• _What to work on_
Transcribe every line exactly. Leave the pictures behind.

┌─ Supplied material

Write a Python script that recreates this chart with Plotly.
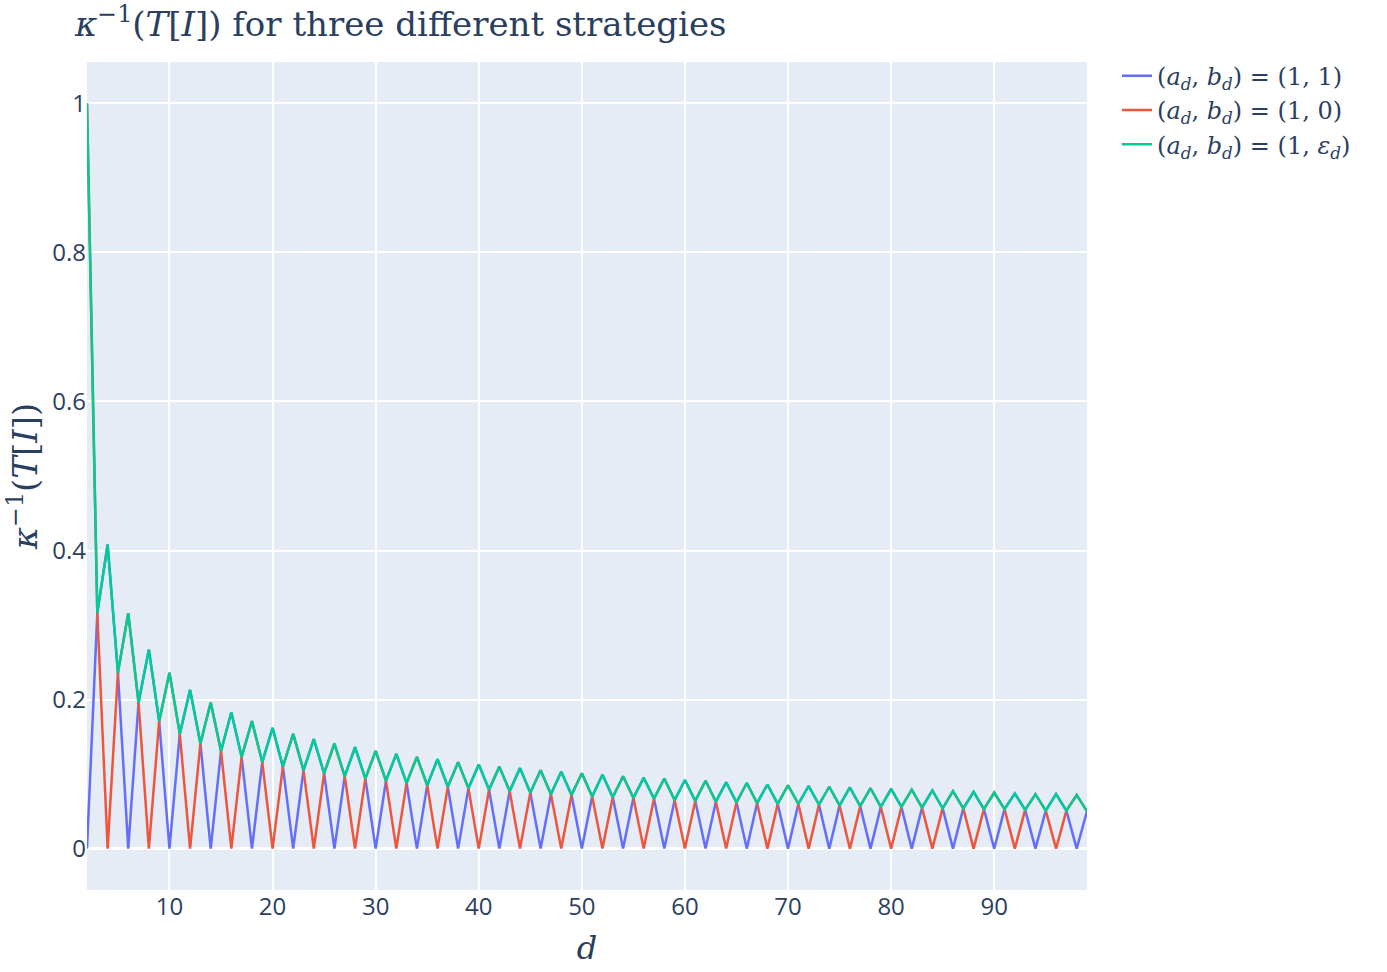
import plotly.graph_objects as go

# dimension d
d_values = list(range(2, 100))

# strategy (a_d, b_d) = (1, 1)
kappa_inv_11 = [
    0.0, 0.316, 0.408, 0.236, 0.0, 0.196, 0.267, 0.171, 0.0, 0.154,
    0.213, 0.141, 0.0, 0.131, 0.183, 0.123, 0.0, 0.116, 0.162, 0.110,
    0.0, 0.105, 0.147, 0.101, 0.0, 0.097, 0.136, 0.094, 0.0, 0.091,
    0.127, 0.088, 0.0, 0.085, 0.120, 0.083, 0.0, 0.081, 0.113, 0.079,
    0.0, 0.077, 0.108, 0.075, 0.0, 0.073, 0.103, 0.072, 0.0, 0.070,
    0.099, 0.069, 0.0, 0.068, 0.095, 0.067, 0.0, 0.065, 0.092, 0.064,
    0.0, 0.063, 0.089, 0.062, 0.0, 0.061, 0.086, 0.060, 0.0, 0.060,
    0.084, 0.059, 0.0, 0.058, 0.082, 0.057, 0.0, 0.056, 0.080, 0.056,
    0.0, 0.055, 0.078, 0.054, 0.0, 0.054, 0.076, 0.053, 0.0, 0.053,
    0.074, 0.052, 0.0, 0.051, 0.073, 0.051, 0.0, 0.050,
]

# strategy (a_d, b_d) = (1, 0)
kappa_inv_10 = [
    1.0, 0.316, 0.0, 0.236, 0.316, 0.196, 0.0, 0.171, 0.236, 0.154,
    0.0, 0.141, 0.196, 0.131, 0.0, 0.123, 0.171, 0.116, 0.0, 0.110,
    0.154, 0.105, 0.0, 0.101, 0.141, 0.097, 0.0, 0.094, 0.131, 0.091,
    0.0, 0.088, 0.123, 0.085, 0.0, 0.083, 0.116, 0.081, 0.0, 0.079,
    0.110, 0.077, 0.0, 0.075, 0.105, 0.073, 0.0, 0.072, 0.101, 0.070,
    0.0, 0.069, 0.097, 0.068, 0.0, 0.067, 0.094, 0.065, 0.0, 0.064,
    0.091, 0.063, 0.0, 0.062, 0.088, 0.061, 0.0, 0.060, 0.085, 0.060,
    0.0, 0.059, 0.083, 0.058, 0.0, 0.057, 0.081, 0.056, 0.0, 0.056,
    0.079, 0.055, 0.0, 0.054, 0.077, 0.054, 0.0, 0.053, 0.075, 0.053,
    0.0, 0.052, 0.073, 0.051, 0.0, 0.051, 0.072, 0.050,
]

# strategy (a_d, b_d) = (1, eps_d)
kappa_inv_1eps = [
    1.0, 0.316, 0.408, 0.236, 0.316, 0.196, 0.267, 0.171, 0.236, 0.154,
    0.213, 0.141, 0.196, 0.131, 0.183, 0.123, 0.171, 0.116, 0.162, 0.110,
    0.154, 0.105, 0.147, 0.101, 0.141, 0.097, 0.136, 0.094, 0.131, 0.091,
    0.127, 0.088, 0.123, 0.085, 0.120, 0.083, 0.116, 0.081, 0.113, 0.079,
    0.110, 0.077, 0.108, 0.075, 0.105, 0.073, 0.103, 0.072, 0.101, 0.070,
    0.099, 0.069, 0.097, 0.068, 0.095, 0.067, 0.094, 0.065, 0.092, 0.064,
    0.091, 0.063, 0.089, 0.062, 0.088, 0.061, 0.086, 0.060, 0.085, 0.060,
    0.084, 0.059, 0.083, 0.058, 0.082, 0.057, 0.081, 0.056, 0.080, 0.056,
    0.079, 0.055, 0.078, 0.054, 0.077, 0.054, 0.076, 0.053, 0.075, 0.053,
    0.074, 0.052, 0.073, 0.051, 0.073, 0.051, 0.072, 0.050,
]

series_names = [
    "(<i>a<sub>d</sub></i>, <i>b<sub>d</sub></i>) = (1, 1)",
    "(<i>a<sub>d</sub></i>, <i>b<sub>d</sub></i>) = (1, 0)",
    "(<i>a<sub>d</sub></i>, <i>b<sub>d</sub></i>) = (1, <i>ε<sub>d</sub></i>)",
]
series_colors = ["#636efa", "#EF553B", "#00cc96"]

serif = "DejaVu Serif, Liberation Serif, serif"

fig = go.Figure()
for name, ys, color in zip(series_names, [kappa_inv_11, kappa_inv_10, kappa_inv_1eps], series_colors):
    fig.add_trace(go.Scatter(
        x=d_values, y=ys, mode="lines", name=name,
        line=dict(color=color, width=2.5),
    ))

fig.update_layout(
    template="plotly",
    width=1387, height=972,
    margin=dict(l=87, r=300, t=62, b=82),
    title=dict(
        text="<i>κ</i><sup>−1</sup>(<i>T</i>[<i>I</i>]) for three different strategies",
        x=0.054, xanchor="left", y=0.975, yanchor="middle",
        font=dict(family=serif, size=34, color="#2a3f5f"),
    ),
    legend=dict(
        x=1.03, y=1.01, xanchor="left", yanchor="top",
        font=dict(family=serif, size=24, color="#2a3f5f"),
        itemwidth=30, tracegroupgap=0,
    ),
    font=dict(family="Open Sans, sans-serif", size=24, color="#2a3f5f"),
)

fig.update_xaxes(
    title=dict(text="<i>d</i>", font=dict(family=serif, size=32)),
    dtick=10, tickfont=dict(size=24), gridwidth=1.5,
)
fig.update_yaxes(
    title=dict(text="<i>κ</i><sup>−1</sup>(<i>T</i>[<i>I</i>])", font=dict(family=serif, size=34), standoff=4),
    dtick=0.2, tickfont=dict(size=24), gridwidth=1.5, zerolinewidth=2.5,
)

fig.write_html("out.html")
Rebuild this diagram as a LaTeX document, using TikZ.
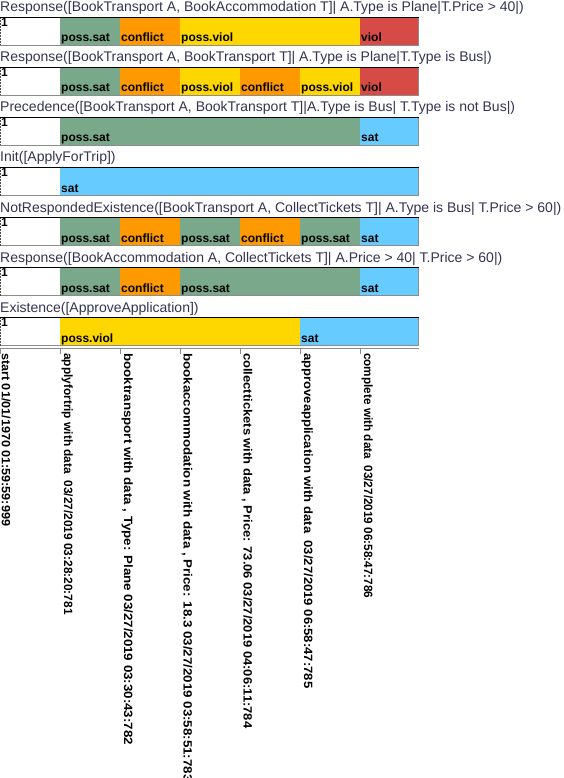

└─

• _The result_
Write a Python script that recreates this chart with Plotly.
import plotly.graph_objects as go

# dimension d
d_values = list(range(2, 100))

# strategy (a_d, b_d) = (1, 1)
kappa_inv_11 = [
    0.0, 0.316, 0.408, 0.236, 0.0, 0.196, 0.267, 0.171, 0.0, 0.154,
    0.213, 0.141, 0.0, 0.131, 0.183, 0.123, 0.0, 0.116, 0.162, 0.110,
    0.0, 0.105, 0.147, 0.101, 0.0, 0.097, 0.136, 0.094, 0.0, 0.091,
    0.127, 0.088, 0.0, 0.085, 0.120, 0.083, 0.0, 0.081, 0.113, 0.079,
    0.0, 0.077, 0.108, 0.075, 0.0, 0.073, 0.103, 0.072, 0.0, 0.070,
    0.099, 0.069, 0.0, 0.068, 0.095, 0.067, 0.0, 0.065, 0.092, 0.064,
    0.0, 0.063, 0.089, 0.062, 0.0, 0.061, 0.086, 0.060, 0.0, 0.060,
    0.084, 0.059, 0.0, 0.058, 0.082, 0.057, 0.0, 0.056, 0.080, 0.056,
    0.0, 0.055, 0.078, 0.054, 0.0, 0.054, 0.076, 0.053, 0.0, 0.053,
    0.074, 0.052, 0.0, 0.051, 0.073, 0.051, 0.0, 0.050,
]

# strategy (a_d, b_d) = (1, 0)
kappa_inv_10 = [
    1.0, 0.316, 0.0, 0.236, 0.316, 0.196, 0.0, 0.171, 0.236, 0.154,
    0.0, 0.141, 0.196, 0.131, 0.0, 0.123, 0.171, 0.116, 0.0, 0.110,
    0.154, 0.105, 0.0, 0.101, 0.141, 0.097, 0.0, 0.094, 0.131, 0.091,
    0.0, 0.088, 0.123, 0.085, 0.0, 0.083, 0.116, 0.081, 0.0, 0.079,
    0.110, 0.077, 0.0, 0.075, 0.105, 0.073, 0.0, 0.072, 0.101, 0.070,
    0.0, 0.069, 0.097, 0.068, 0.0, 0.067, 0.094, 0.065, 0.0, 0.064,
    0.091, 0.063, 0.0, 0.062, 0.088, 0.061, 0.0, 0.060, 0.085, 0.060,
    0.0, 0.059, 0.083, 0.058, 0.0, 0.057, 0.081, 0.056, 0.0, 0.056,
    0.079, 0.055, 0.0, 0.054, 0.077, 0.054, 0.0, 0.053, 0.075, 0.053,
    0.0, 0.052, 0.073, 0.051, 0.0, 0.051, 0.072, 0.050,
]

# strategy (a_d, b_d) = (1, eps_d)
kappa_inv_1eps = [
    1.0, 0.316, 0.408, 0.236, 0.316, 0.196, 0.267, 0.171, 0.236, 0.154,
    0.213, 0.141, 0.196, 0.131, 0.183, 0.123, 0.171, 0.116, 0.162, 0.110,
    0.154, 0.105, 0.147, 0.101, 0.141, 0.097, 0.136, 0.094, 0.131, 0.091,
    0.127, 0.088, 0.123, 0.085, 0.120, 0.083, 0.116, 0.081, 0.113, 0.079,
    0.110, 0.077, 0.108, 0.075, 0.105, 0.073, 0.103, 0.072, 0.101, 0.070,
    0.099, 0.069, 0.097, 0.068, 0.095, 0.067, 0.094, 0.065, 0.092, 0.064,
    0.091, 0.063, 0.089, 0.062, 0.088, 0.061, 0.086, 0.060, 0.085, 0.060,
    0.084, 0.059, 0.083, 0.058, 0.082, 0.057, 0.081, 0.056, 0.080, 0.056,
    0.079, 0.055, 0.078, 0.054, 0.077, 0.054, 0.076, 0.053, 0.075, 0.053,
    0.074, 0.052, 0.073, 0.051, 0.073, 0.051, 0.072, 0.050,
]

series_names = [
    "(<i>a<sub>d</sub></i>, <i>b<sub>d</sub></i>) = (1, 1)",
    "(<i>a<sub>d</sub></i>, <i>b<sub>d</sub></i>) = (1, 0)",
    "(<i>a<sub>d</sub></i>, <i>b<sub>d</sub></i>) = (1, <i>ε<sub>d</sub></i>)",
]
series_colors = ["#636efa", "#EF553B", "#00cc96"]

serif = "DejaVu Serif, Liberation Serif, serif"

fig = go.Figure()
for name, ys, color in zip(series_names, [kappa_inv_11, kappa_inv_10, kappa_inv_1eps], series_colors):
    fig.add_trace(go.Scatter(
        x=d_values, y=ys, mode="lines", name=name,
        line=dict(color=color, width=2.5),
    ))

fig.update_layout(
    template="plotly",
    width=1387, height=972,
    margin=dict(l=87, r=300, t=62, b=82),
    title=dict(
        text="<i>κ</i><sup>−1</sup>(<i>T</i>[<i>I</i>]) for three different strategies",
        x=0.054, xanchor="left", y=0.975, yanchor="middle",
        font=dict(family=serif, size=34, color="#2a3f5f"),
    ),
    legend=dict(
        x=1.03, y=1.01, xanchor="left", yanchor="top",
        font=dict(family=serif, size=24, color="#2a3f5f"),
        itemwidth=30, tracegroupgap=0,
    ),
    font=dict(family="Open Sans, sans-serif", size=24, color="#2a3f5f"),
)

fig.update_xaxes(
    title=dict(text="<i>d</i>", font=dict(family=serif, size=32)),
    dtick=10, tickfont=dict(size=24), gridwidth=1.5,
)
fig.update_yaxes(
    title=dict(text="<i>κ</i><sup>−1</sup>(<i>T</i>[<i>I</i>])", font=dict(family=serif, size=34), standoff=4),
    dtick=0.2, tickfont=dict(size=24), gridwidth=1.5, zerolinewidth=2.5,
)

fig.write_html("out.html")
Rebuild this diagram as a LaTeX document, using TikZ.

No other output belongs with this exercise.